Showing posts with label Green Computing. Show all posts
Showing posts with label Green Computing. Show all posts

Mar 22, 2010

Data Center

The data center is the hub of IT organizations, a provider of business efficiencies (performance)delivered through mission-critical data and business applications, and a serious consumer of resources, including electricity.

Grid computing pools and provisions groups of servers depending on business demands, and it is a key part of the next-generation data center.

Oracle Real Application Clusters (Oracle RAC), a key component of Oracle Grid Computing.


Carbon emission is a problem of Data Center.

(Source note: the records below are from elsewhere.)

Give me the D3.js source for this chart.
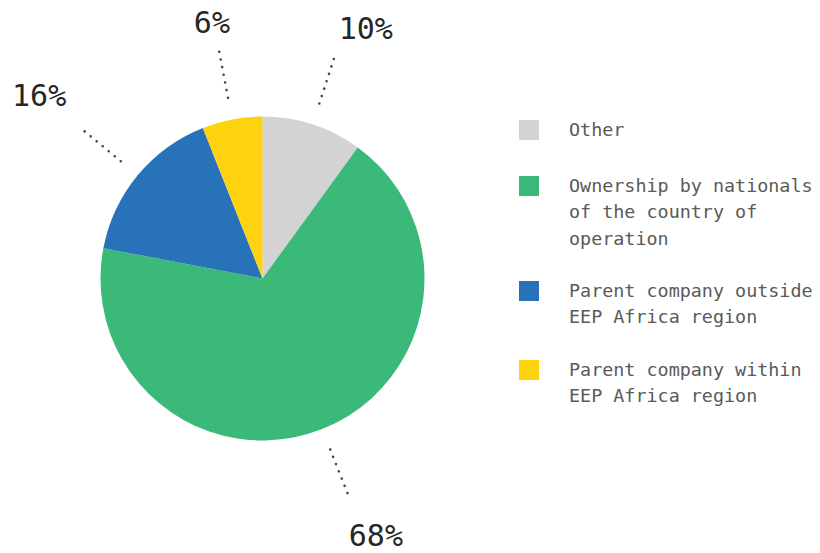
<!DOCTYPE html>
<html>
<head>
<meta charset="utf-8">
<script src="https://cdn.jsdelivr.net/npm/d3@7"></script>
<style>
  html, body { margin: 0; padding: 0; background: #fff; }
  svg { display: block; }
</style>
</head>
<body>
<svg id="chart" width="820" height="553"></svg>
<script>
// Ownership structure of supported companies (share, %)
const categories = [
  "Other",
  "Ownership by nationals of the country of operation",
  "Parent company outside EEP Africa region",
  "Parent company within EEP Africa region"
];
const shares = [10, 68, 16, 6];
const legendLines = [
  ["Other"],
  ["Ownership by nationals", "of the country of", "operation"],
  ["Parent company outside", "EEP Africa region"],
  ["Parent company within", "EEP Africa region"]
];
const colors = ["#d3d3d3", "#3bb978", "#2872b9", "#fdd20e"];

const svg = d3.select("#chart");
const cx = 262.5, cy = 278.5, radius = 162;
const mono = "'DejaVu Sans Mono', 'Liberation Mono', monospace";

const data = categories.map((c, i) => ({ name: c, value: shares[i], color: colors[i] }));

const pie = d3.pie().value(d => d.value).sort(null);
const arcs = pie(data);
const arc = d3.arc().innerRadius(0).outerRadius(radius);

const g = svg.append("g").attr("transform", `translate(${cx},${cy})`);

g.selectAll("path.slice")
  .data(arcs)
  .join("path")
  .attr("class", "slice")
  .attr("d", arc)
  .attr("fill", d => d.data.color);

// polar helper: angle measured clockwise from 12 o'clock
const polar = (a, r) => [Math.sin(a) * r, -Math.cos(a) * r];
const mid = d => (d.startAngle + d.endAngle) / 2;

// dotted leader lines
g.selectAll("line.leader")
  .data(arcs)
  .join("line")
  .attr("class", "leader")
  .attr("x1", d => polar(mid(d), 184)[0])
  .attr("y1", d => polar(mid(d), 184)[1])
  .attr("x2", d => polar(mid(d), 234)[0])
  .attr("y2", d => polar(mid(d), 234)[1])
  .attr("stroke", "#444")
  .attr("stroke-width", 2.6)
  .attr("stroke-linecap", "round")
  .attr("stroke-dasharray", "0 7.8");

// percentage labels, placed beyond the leader ends
const fmt = d3.format(".0f");
const labelPos = d => {
  const a = mid(d), s = Math.sin(a), c = Math.cos(a);
  const p = polar(a, 270);
  const side = Math.abs(s) > 0.25 ? Math.sign(s) : 0;
  const xOff = side * (14 + 9 * Math.max(0, c) * (1 - Math.abs(s)));
  const yOff = 21 * (1 - 1.7 * s * s);
  return [p[0] + xOff, p[1] + yOff];
};
g.selectAll("text.pct")
  .data(arcs)
  .join("text")
  .attr("class", "pct")
  .attr("x", d => labelPos(d)[0])
  .attr("y", d => labelPos(d)[1])
  .attr("text-anchor", "middle")
  .attr("font-family", mono)
  .attr("font-size", 30)
  .attr("fill", "#262626")
  .text(d => fmt(d.data.value) + "%");

// legend
const legendX = 519, textX = 569;
const legendTops = [120, 176, 281, 360];
const lineH = 26.3;
const legend = svg.append("g");
const items = legend.selectAll("g.item")
  .data(data)
  .join("g")
  .attr("class", "item")
  .attr("transform", (d, i) => `translate(0,${legendTops[i]})`);

items.append("rect")
  .attr("x", legendX)
  .attr("y", 0)
  .attr("width", 20)
  .attr("height", 20)
  .attr("fill", d => d.color);

items.append("text")
  .attr("font-family", mono)
  .attr("font-size", 18.4)
  .attr("fill", "#5a5a5a")
  .selectAll("tspan")
  .data((d, i) => legendLines[i])
  .join("tspan")
  .attr("x", textX)
  .attr("y", (t, j) => 16 + j * lineH)
  .text(t => t);
</script>
</body>
</html>
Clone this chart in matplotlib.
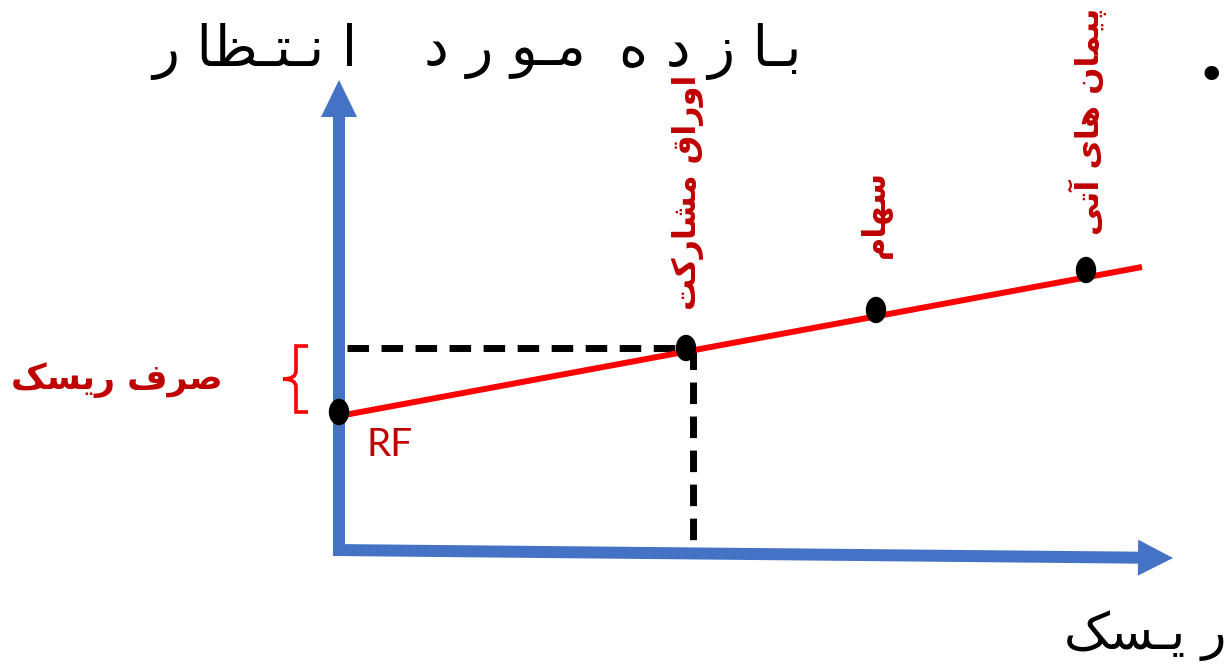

Excessive energy consumption becomes an issue for a data center .
It can limit the growth of that data center. There can be enough money, enough physical space, and enough business requirements to grow the data center, but sometimes the actual power availability into the building can become a limitation.

The greatest consumers of energy in the data center are heating and cooling. The rule of thumb is that about half of the energy going into a data center is for air conditioning to cool the equipment that produces heat. “Only a small proportion of the energy going into a data center produces the data processing that you really want.


Many servers run at 50 percent or less of their capacity but still have to be kept running. Virtualization helps us run individual servers at a much higher capacity, which means we don’t need to run nearly as many servers for the same amount of data processing.




Green Computing


The Oracle Grid Computing architecture can improve energy efficiency and data center productivity, making a “greener” data center. Some of the enabling functionality includes the following:

* Server virtualization and consolidation using Oracle Real Application Clusters, Oracle Application Server clusters, and Oracle VM save energy and lower system management overhead.

* Storage virtualization consolidation using Oracle Automatic Storage Management and Oracle Advanced Compression can save energy because companies that use fewer disks will consume less power. More-centrally managed storage also means less administrative overhead.

* Workload management using Oracle Enterprise Manager allows companies to manage spare capacity to provide more processing power to development, test, and production systems.